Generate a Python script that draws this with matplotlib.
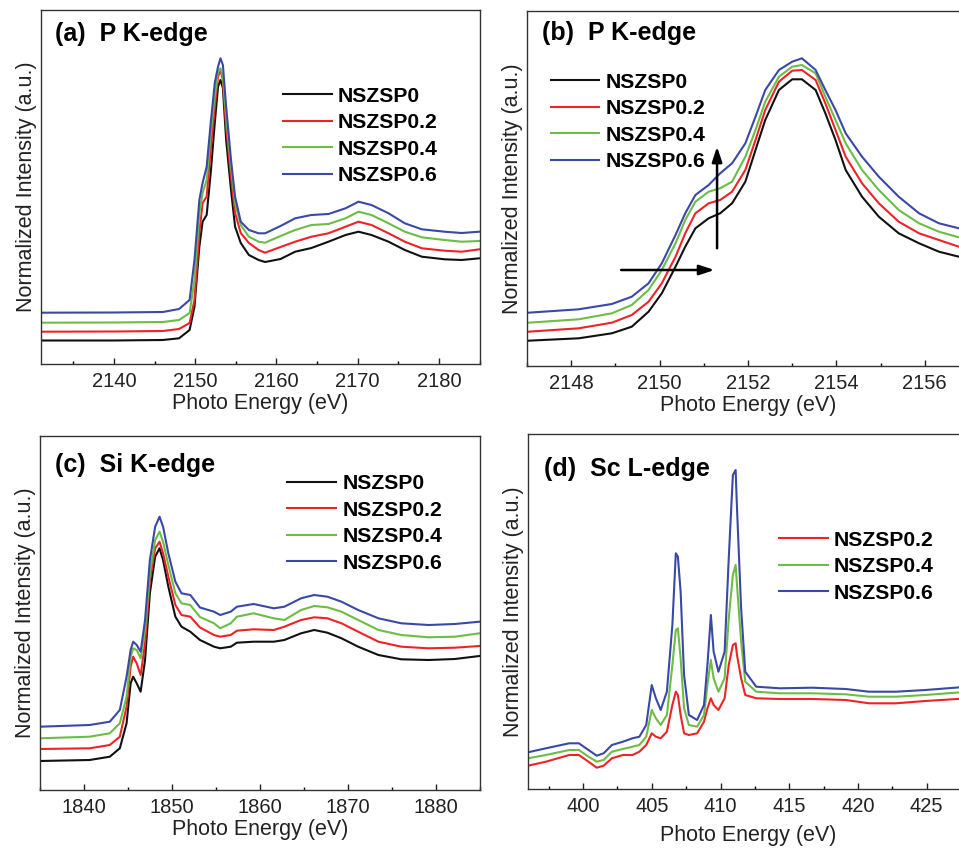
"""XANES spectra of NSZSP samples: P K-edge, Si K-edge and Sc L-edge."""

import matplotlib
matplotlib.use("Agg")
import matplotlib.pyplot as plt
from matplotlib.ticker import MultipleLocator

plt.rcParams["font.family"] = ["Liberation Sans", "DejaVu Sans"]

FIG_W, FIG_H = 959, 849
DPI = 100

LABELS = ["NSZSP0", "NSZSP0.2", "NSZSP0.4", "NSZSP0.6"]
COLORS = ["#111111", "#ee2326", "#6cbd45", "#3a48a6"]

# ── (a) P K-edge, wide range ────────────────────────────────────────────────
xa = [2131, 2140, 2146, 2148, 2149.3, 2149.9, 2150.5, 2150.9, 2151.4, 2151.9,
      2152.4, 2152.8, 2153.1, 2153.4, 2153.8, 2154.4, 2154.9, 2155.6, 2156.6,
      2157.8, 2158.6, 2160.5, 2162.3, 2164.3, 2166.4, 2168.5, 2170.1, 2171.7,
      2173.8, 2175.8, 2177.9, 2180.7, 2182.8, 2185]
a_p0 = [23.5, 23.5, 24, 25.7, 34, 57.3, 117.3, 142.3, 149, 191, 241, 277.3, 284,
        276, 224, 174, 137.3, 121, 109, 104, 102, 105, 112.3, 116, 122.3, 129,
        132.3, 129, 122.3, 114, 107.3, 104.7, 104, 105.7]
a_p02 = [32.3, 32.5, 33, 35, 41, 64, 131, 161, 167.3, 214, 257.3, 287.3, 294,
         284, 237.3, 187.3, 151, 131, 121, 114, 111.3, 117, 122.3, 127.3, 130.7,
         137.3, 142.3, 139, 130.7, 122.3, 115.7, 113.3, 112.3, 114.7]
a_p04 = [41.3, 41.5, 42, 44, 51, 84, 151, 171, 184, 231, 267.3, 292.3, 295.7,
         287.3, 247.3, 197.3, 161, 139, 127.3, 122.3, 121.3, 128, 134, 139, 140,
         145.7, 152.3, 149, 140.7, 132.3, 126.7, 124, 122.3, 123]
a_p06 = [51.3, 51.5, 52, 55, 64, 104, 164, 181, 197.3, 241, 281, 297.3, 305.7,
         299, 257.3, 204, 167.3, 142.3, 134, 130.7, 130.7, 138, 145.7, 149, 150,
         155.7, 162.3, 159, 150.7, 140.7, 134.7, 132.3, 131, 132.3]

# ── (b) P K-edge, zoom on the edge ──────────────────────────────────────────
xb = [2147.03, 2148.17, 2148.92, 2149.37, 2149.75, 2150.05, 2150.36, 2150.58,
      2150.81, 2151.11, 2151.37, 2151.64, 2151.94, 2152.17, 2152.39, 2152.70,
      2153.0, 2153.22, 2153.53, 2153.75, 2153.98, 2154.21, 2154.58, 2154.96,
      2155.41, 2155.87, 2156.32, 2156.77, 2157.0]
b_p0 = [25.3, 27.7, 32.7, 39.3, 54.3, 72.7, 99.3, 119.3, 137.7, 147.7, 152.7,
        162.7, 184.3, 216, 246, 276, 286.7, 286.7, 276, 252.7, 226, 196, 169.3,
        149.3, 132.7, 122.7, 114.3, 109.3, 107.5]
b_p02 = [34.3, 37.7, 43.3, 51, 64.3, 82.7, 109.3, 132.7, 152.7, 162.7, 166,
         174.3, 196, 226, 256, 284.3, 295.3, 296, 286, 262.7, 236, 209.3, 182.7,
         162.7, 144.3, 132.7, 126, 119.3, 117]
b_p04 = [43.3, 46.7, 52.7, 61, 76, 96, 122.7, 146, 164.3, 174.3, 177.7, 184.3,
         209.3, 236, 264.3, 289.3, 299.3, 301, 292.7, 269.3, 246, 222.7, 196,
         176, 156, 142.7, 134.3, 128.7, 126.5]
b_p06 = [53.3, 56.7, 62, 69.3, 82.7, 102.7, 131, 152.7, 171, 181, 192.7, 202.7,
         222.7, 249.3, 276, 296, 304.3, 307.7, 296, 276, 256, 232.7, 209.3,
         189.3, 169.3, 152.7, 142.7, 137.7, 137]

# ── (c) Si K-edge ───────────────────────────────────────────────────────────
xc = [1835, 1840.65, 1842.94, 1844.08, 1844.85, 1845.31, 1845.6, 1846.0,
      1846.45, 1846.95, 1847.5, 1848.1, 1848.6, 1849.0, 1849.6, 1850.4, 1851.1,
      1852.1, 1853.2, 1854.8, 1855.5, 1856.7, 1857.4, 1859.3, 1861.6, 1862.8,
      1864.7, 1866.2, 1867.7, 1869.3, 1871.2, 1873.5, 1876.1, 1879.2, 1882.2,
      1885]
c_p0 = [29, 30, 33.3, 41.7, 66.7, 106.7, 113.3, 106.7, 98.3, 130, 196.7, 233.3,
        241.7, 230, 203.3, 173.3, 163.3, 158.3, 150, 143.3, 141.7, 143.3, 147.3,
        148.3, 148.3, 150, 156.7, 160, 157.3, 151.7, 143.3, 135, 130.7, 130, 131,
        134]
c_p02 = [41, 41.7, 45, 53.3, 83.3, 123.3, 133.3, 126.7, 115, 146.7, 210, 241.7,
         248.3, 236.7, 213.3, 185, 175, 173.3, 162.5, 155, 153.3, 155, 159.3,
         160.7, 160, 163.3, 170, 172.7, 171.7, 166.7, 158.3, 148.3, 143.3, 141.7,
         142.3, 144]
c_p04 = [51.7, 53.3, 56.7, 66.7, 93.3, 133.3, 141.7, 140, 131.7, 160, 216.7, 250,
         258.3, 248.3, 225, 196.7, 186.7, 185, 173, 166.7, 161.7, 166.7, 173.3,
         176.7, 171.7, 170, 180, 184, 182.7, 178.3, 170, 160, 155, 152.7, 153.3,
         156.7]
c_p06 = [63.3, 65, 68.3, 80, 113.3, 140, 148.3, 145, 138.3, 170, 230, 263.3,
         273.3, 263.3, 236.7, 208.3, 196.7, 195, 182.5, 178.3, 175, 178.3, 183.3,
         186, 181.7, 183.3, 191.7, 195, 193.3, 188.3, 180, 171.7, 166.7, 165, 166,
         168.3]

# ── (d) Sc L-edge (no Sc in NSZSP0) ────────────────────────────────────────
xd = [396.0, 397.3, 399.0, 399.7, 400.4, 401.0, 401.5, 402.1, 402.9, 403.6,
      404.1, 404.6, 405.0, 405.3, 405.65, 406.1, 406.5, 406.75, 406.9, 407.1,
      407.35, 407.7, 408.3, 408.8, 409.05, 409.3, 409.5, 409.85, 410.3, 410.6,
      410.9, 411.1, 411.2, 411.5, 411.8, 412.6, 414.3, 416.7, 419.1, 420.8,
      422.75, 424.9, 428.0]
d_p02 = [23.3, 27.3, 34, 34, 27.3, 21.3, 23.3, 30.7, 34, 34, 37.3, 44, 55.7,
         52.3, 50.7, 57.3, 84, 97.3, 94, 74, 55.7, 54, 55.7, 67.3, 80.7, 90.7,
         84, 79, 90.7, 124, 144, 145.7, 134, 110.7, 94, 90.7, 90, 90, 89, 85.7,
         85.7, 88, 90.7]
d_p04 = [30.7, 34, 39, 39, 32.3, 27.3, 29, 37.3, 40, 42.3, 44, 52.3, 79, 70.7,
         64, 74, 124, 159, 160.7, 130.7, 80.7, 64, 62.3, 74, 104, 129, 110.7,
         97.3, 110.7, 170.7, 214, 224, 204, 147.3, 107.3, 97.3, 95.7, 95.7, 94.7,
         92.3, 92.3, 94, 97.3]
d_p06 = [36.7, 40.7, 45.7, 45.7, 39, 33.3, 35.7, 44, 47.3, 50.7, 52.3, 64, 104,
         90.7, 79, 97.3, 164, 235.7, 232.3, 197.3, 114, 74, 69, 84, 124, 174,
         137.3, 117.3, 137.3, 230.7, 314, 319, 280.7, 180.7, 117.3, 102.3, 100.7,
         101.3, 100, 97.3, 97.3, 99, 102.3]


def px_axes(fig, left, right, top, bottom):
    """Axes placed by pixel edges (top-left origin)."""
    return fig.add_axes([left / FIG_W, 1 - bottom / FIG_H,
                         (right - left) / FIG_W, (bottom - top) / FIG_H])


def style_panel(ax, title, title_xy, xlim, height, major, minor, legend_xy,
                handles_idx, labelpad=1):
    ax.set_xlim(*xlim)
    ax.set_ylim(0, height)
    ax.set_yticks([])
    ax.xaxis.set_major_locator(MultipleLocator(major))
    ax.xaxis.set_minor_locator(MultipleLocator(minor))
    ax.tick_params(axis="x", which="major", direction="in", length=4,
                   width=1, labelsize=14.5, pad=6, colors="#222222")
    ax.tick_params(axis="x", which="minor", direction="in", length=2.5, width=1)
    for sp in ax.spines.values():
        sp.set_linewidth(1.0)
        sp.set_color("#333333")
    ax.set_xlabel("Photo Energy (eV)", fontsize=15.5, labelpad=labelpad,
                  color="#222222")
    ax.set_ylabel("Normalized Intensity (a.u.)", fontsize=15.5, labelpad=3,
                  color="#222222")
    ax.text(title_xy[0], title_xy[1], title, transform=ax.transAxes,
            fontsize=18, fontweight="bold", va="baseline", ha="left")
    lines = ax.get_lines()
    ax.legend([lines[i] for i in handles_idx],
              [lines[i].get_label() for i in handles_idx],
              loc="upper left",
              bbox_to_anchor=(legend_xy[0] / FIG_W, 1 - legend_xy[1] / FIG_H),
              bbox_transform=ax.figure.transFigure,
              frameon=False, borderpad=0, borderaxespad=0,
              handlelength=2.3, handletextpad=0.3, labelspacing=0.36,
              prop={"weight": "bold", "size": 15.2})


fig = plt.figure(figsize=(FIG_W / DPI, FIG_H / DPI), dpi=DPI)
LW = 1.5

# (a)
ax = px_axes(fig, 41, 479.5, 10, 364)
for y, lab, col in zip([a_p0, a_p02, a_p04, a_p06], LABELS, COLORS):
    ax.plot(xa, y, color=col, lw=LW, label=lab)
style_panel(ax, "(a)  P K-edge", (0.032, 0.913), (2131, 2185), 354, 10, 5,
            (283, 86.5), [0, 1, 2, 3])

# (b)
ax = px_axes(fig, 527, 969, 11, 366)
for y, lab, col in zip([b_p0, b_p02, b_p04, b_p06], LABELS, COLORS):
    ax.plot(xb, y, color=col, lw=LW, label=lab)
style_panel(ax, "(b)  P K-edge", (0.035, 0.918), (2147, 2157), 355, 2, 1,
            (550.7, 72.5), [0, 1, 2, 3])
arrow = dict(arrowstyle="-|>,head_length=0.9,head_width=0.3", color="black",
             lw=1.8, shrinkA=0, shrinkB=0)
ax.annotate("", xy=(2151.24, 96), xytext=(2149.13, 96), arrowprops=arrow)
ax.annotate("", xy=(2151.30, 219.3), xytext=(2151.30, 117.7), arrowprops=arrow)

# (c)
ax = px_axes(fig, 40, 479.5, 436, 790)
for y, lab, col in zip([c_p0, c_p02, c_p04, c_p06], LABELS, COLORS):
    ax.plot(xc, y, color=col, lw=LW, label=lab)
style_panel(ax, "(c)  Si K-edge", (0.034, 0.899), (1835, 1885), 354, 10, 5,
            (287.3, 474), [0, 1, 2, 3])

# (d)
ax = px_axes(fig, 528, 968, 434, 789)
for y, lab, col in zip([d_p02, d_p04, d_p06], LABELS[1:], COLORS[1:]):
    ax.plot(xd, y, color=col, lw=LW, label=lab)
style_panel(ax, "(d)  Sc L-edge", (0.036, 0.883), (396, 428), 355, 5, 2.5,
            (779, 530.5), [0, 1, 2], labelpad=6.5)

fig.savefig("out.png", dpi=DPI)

• _Problem requirements_: Leave out the pictures and repeat exactly the lines from the start of the material through the line that contains "155.7, 162.3, 159, 150.7, 140.7, 134.7, 132.3, 131, 132.3]", both included.

• _Written response_:
Generate a Python script that draws this with matplotlib.
"""XANES spectra of NSZSP samples: P K-edge, Si K-edge and Sc L-edge."""

import matplotlib
matplotlib.use("Agg")
import matplotlib.pyplot as plt
from matplotlib.ticker import MultipleLocator

plt.rcParams["font.family"] = ["Liberation Sans", "DejaVu Sans"]

FIG_W, FIG_H = 959, 849
DPI = 100

LABELS = ["NSZSP0", "NSZSP0.2", "NSZSP0.4", "NSZSP0.6"]
COLORS = ["#111111", "#ee2326", "#6cbd45", "#3a48a6"]

# ── (a) P K-edge, wide range ────────────────────────────────────────────────
xa = [2131, 2140, 2146, 2148, 2149.3, 2149.9, 2150.5, 2150.9, 2151.4, 2151.9,
      2152.4, 2152.8, 2153.1, 2153.4, 2153.8, 2154.4, 2154.9, 2155.6, 2156.6,
      2157.8, 2158.6, 2160.5, 2162.3, 2164.3, 2166.4, 2168.5, 2170.1, 2171.7,
      2173.8, 2175.8, 2177.9, 2180.7, 2182.8, 2185]
a_p0 = [23.5, 23.5, 24, 25.7, 34, 57.3, 117.3, 142.3, 149, 191, 241, 277.3, 284,
        276, 224, 174, 137.3, 121, 109, 104, 102, 105, 112.3, 116, 122.3, 129,
        132.3, 129, 122.3, 114, 107.3, 104.7, 104, 105.7]
a_p02 = [32.3, 32.5, 33, 35, 41, 64, 131, 161, 167.3, 214, 257.3, 287.3, 294,
         284, 237.3, 187.3, 151, 131, 121, 114, 111.3, 117, 122.3, 127.3, 130.7,
         137.3, 142.3, 139, 130.7, 122.3, 115.7, 113.3, 112.3, 114.7]
a_p04 = [41.3, 41.5, 42, 44, 51, 84, 151, 171, 184, 231, 267.3, 292.3, 295.7,
         287.3, 247.3, 197.3, 161, 139, 127.3, 122.3, 121.3, 128, 134, 139, 140,
         145.7, 152.3, 149, 140.7, 132.3, 126.7, 124, 122.3, 123]
a_p06 = [51.3, 51.5, 52, 55, 64, 104, 164, 181, 197.3, 241, 281, 297.3, 305.7,
         299, 257.3, 204, 167.3, 142.3, 134, 130.7, 130.7, 138, 145.7, 149, 150,
         155.7, 162.3, 159, 150.7, 140.7, 134.7, 132.3, 131, 132.3]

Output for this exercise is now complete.